When you delete the worker deployment object, Kubernetes automatically deletes any associated worker pods.
$ kubectl get deployments NAME DESIRED CURRENT UP-TO-DATE AVAILABLE AGE netapp-tensorflow-multi-imagenet-worker 1 1 1 1 43m $ kubectl get pods NAME READY STATUS RESTARTS AGE netapp-tensorflow-multi-imagenet-master-ppwwj 0/1 Completed 0 17m netapp-tensorflow-multi-imagenet-worker-654fc7f486-v6725 1/1 Running 0 43m $ kubectl delete deployment netapp-tensorflow-multi-imagenet-worker deployment.extensions "netapp-tensorflow-multi-imagenet-worker" deleted $ kubectl get deployments No resources found. $ kubectl get pods NAME READY STATUS RESTARTS AGE netapp-tensorflow-multi-imagenet-master-ppwwj 0/1 Completed 0 18m
-
Optional: Clean up the master job artifacts. The following example commands show the deletion of the master job object that was created in step 3.
When you delete the master job object, Kubernetes automatically deletes any associated master pods.

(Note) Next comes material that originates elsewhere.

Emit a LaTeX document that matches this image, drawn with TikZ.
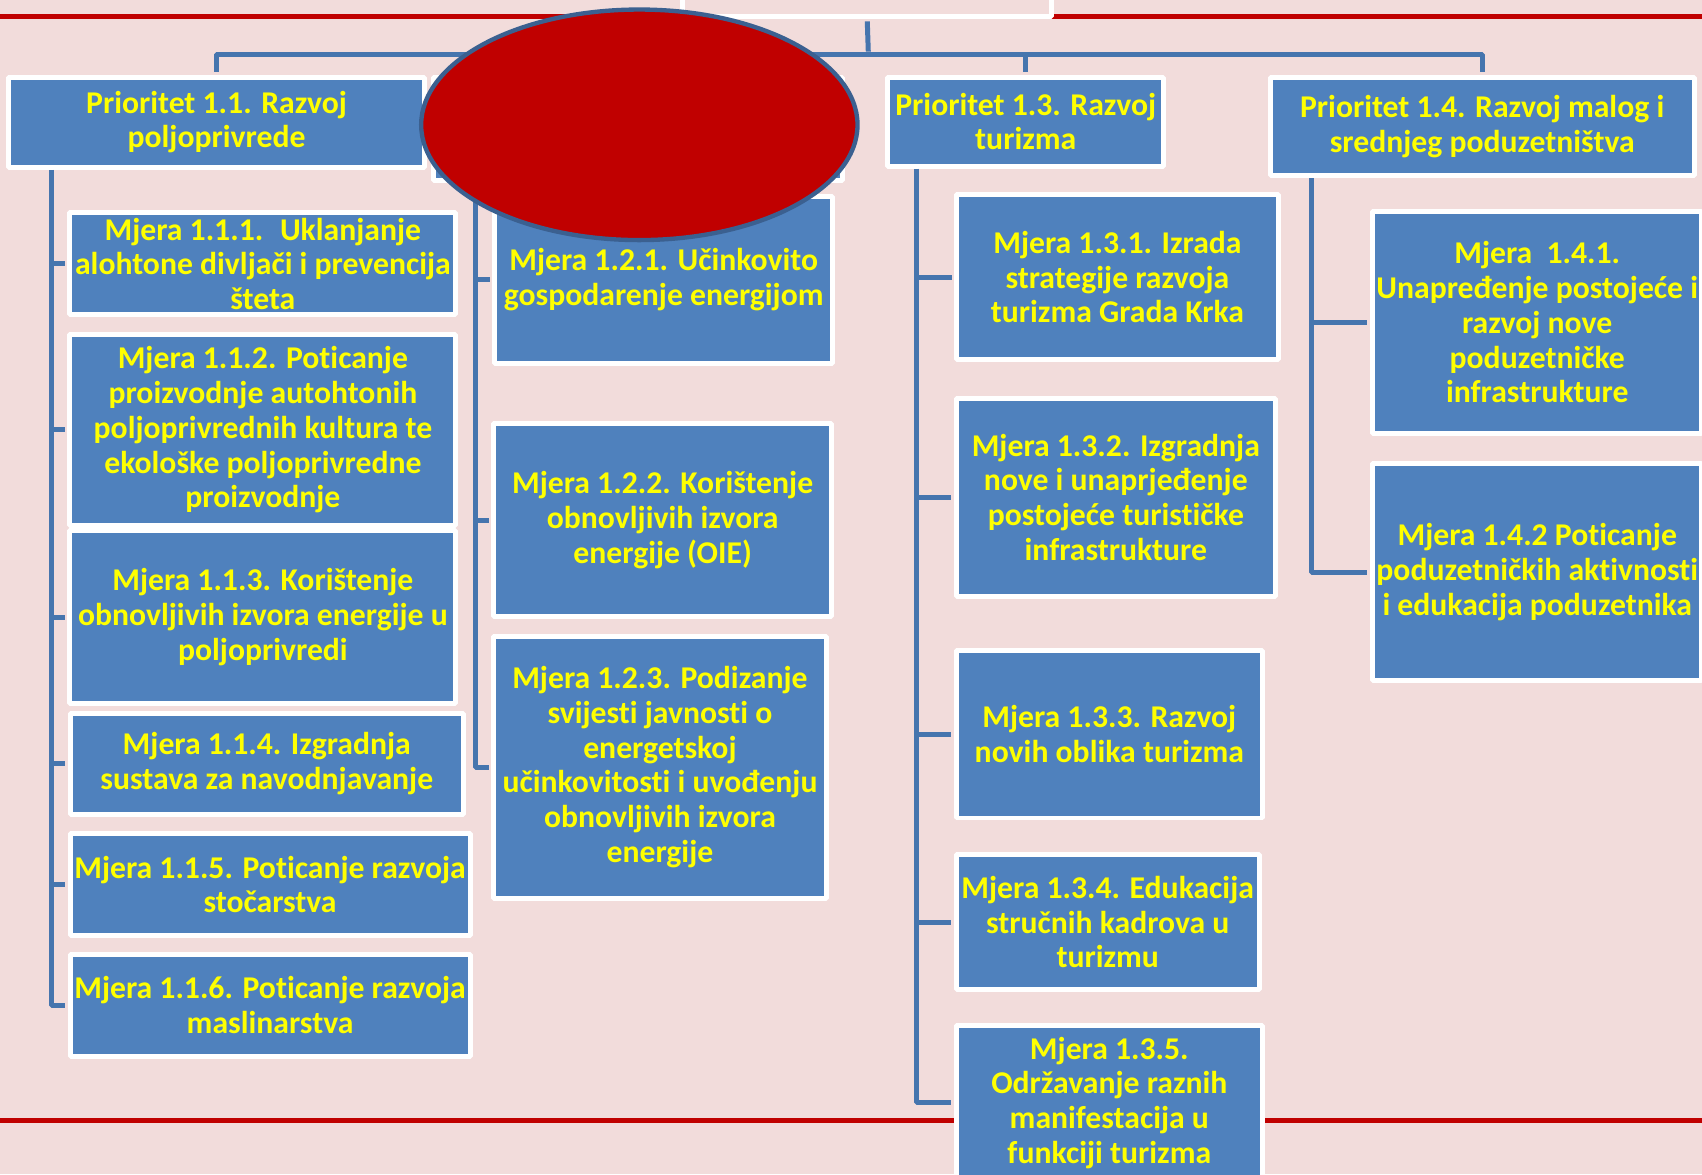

$ kubectl get jobs NAME COMPLETIONS DURATION AGE netapp-tensorflow-multi-imagenet-master 1/1 5m50s 19m $ kubectl get pods NAME READY STATUS RESTARTS AGE netapp-tensorflow-multi-imagenet-master-ppwwj 0/1 Completed 0 19m $ kubectl delete job netapp-tensorflow-multi-imagenet-master job.batch "netapp-tensorflow-multi-imagenet-master" deleted $ kubectl get jobs No resources found. $ kubectl get pods No resources found.